- **The request**
Write out exactly, please, every line from the beginning of the entries to the line holding "0.36, 0.4, 0.36];", and no pictures.

- **Data provided**
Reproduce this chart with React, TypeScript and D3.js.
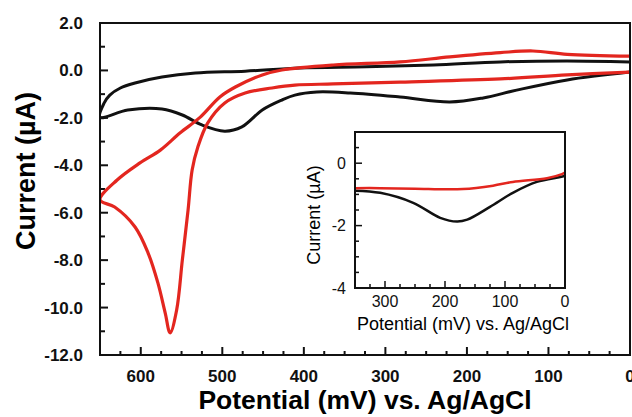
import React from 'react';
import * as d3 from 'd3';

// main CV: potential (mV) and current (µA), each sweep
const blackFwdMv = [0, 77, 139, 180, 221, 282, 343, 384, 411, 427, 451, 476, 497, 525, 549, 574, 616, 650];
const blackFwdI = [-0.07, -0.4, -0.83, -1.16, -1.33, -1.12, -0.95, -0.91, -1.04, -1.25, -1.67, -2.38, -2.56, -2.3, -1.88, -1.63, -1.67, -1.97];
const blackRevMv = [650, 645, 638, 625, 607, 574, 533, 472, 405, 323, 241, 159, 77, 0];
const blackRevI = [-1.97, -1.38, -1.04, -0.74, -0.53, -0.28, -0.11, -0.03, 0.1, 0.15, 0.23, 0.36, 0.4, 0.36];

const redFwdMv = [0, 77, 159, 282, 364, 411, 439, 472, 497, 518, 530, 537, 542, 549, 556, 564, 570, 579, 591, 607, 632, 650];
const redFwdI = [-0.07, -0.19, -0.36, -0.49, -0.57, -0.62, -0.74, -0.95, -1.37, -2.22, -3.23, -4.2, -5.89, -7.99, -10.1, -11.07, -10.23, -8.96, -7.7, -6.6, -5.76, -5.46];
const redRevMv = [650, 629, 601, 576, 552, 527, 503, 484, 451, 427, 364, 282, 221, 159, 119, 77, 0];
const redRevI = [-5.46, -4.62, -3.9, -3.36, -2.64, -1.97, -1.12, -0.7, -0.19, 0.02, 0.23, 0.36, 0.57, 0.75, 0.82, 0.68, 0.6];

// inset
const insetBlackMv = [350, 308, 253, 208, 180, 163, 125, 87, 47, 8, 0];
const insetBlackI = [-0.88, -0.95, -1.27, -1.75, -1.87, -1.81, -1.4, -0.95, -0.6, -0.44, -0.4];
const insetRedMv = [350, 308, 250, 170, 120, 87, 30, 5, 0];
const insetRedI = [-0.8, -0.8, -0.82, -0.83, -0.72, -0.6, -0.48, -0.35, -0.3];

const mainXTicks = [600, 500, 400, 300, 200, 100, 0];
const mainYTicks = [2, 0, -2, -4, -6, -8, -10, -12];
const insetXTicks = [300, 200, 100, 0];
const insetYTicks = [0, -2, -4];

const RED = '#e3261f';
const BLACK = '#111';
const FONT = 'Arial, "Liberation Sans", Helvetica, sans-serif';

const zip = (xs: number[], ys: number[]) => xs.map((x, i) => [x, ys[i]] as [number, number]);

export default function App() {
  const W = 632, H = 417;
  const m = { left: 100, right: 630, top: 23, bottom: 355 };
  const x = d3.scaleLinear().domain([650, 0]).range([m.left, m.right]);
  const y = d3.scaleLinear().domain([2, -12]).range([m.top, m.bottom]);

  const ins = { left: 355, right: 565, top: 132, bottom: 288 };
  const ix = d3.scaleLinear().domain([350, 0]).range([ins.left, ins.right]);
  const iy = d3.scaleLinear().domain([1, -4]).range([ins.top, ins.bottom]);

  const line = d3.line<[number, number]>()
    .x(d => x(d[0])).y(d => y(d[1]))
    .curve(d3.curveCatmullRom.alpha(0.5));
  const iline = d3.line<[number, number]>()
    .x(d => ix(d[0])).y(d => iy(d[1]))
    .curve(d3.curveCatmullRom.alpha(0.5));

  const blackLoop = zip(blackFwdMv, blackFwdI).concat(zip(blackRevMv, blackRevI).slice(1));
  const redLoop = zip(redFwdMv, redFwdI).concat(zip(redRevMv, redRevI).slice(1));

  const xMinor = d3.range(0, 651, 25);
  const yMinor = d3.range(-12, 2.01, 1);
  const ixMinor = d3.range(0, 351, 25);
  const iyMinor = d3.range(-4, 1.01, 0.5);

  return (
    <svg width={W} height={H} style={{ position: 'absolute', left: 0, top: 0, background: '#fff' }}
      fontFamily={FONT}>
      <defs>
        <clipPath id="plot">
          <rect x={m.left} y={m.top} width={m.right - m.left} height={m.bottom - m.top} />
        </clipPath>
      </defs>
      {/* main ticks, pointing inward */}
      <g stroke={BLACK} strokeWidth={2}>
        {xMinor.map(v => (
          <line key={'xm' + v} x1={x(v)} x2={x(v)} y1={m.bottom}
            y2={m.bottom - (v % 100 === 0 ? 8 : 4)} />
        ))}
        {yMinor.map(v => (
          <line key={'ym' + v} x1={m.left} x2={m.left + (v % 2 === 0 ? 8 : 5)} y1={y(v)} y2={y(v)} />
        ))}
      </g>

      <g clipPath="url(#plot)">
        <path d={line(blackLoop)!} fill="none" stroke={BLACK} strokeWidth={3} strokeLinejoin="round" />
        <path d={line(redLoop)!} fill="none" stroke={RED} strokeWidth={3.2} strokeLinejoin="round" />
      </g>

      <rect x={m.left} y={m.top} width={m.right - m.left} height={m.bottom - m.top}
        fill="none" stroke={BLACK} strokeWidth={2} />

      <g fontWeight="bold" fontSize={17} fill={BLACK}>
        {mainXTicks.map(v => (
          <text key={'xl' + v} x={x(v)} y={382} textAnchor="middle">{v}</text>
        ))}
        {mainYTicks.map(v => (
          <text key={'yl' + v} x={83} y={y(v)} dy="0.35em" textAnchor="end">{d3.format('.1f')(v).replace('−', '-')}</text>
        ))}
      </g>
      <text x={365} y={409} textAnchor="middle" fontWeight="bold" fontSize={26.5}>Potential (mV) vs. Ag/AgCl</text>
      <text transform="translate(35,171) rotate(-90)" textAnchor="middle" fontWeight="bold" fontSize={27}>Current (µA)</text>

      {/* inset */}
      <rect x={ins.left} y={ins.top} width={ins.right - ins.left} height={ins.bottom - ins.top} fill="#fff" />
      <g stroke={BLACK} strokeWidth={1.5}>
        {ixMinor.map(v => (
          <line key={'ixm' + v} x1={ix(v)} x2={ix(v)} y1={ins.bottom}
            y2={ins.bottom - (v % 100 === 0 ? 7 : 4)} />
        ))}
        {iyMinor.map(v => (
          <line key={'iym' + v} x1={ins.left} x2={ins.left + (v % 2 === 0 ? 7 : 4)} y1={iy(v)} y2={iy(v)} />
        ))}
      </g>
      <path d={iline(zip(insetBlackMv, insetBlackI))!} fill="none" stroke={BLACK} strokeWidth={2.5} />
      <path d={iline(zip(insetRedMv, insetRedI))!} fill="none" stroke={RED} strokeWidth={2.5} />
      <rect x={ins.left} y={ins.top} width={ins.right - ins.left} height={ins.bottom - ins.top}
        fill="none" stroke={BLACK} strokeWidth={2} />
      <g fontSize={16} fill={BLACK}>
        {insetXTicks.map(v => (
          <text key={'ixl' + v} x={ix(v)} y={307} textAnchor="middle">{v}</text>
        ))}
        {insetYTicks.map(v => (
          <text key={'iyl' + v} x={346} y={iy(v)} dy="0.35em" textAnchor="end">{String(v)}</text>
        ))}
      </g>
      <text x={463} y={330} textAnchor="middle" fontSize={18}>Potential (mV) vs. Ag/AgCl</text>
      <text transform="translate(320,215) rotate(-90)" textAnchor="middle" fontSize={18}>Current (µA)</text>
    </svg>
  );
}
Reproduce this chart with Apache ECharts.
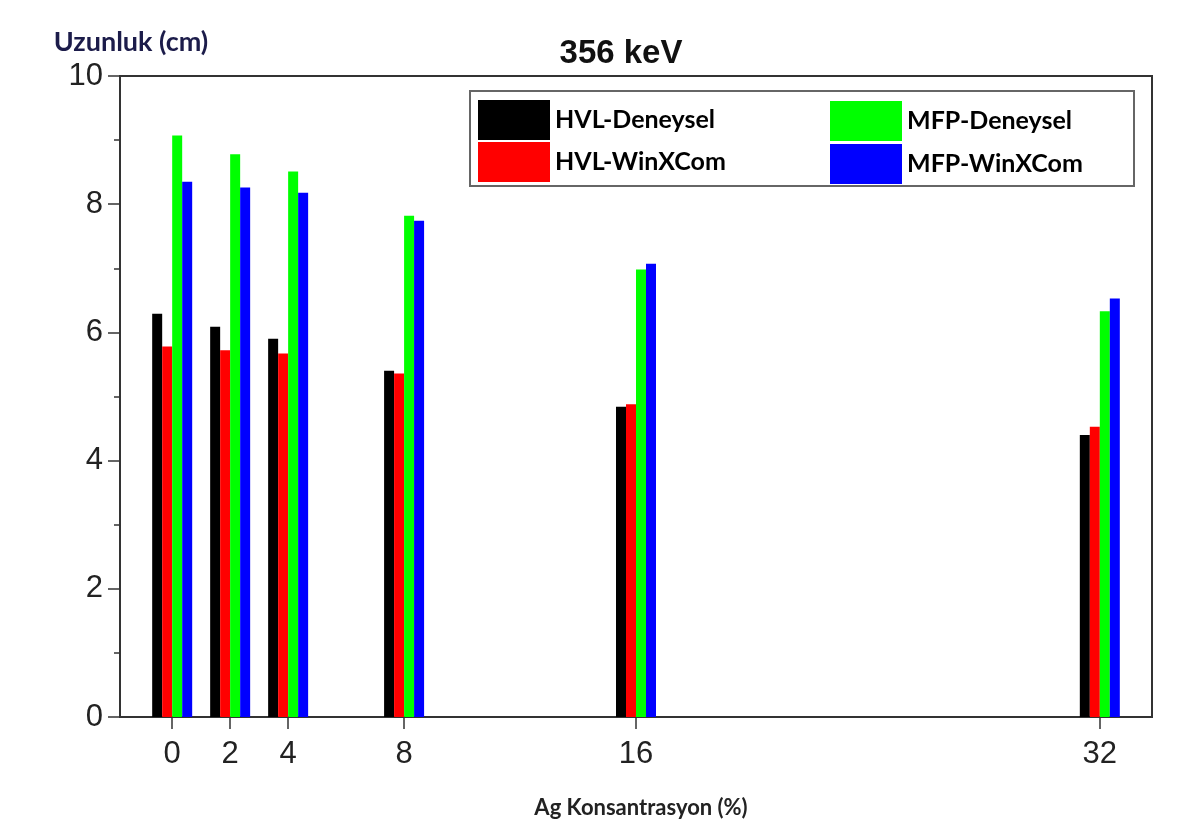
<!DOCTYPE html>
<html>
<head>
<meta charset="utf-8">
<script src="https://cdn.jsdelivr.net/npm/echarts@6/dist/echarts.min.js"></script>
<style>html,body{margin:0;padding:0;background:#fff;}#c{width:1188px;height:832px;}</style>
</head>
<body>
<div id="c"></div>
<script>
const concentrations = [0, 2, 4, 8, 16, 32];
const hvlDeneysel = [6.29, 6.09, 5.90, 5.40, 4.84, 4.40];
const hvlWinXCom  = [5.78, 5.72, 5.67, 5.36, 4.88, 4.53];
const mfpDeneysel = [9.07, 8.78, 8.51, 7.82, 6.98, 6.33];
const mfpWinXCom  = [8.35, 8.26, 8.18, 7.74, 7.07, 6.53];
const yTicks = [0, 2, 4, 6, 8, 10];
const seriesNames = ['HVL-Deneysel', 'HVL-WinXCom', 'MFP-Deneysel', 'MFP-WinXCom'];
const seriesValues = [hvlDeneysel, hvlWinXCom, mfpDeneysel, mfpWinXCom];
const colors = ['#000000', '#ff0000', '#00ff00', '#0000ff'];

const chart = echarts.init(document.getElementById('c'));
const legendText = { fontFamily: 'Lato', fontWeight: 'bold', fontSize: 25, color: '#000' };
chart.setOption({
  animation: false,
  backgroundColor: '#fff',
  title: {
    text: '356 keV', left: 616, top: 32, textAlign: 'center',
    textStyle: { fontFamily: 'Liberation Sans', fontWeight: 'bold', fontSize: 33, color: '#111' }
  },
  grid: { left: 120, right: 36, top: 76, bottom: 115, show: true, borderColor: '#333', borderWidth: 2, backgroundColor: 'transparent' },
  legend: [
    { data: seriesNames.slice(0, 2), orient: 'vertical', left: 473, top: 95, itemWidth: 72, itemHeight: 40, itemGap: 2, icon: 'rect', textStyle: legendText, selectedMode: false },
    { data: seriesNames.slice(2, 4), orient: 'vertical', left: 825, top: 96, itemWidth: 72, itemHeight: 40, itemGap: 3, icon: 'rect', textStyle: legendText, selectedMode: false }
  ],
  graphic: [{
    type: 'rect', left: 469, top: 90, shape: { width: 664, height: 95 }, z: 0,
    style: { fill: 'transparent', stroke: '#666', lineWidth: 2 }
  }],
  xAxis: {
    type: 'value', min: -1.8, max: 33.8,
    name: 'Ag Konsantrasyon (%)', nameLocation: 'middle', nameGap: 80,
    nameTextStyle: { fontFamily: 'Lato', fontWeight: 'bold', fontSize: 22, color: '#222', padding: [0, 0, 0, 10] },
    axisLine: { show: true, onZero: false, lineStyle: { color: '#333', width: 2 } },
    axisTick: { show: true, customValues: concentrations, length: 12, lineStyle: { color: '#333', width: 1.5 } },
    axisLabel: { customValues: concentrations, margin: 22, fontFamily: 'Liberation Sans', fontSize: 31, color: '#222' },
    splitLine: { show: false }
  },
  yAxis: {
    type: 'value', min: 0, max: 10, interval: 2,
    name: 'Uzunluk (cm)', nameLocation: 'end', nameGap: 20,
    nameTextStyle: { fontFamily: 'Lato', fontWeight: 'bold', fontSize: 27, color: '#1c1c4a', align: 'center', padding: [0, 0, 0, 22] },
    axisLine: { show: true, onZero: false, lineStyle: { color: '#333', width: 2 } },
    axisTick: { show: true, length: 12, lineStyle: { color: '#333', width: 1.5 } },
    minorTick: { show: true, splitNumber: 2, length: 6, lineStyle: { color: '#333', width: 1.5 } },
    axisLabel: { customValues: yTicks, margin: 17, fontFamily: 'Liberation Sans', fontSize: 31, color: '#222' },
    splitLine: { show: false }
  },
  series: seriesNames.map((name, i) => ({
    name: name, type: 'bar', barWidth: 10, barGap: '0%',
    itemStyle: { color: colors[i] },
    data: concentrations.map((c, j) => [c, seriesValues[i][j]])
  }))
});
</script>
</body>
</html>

- **Solution for this exercise**
Reproduce this chart with React, TypeScript and D3.js.
import React from 'react';
import * as d3 from 'd3';

// main CV: potential (mV) and current (µA), each sweep
const blackFwdMv = [0, 77, 139, 180, 221, 282, 343, 384, 411, 427, 451, 476, 497, 525, 549, 574, 616, 650];
const blackFwdI = [-0.07, -0.4, -0.83, -1.16, -1.33, -1.12, -0.95, -0.91, -1.04, -1.25, -1.67, -2.38, -2.56, -2.3, -1.88, -1.63, -1.67, -1.97];
const blackRevMv = [650, 645, 638, 625, 607, 574, 533, 472, 405, 323, 241, 159, 77, 0];
const blackRevI = [-1.97, -1.38, -1.04, -0.74, -0.53, -0.28, -0.11, -0.03, 0.1, 0.15, 0.23, 0.36, 0.4, 0.36];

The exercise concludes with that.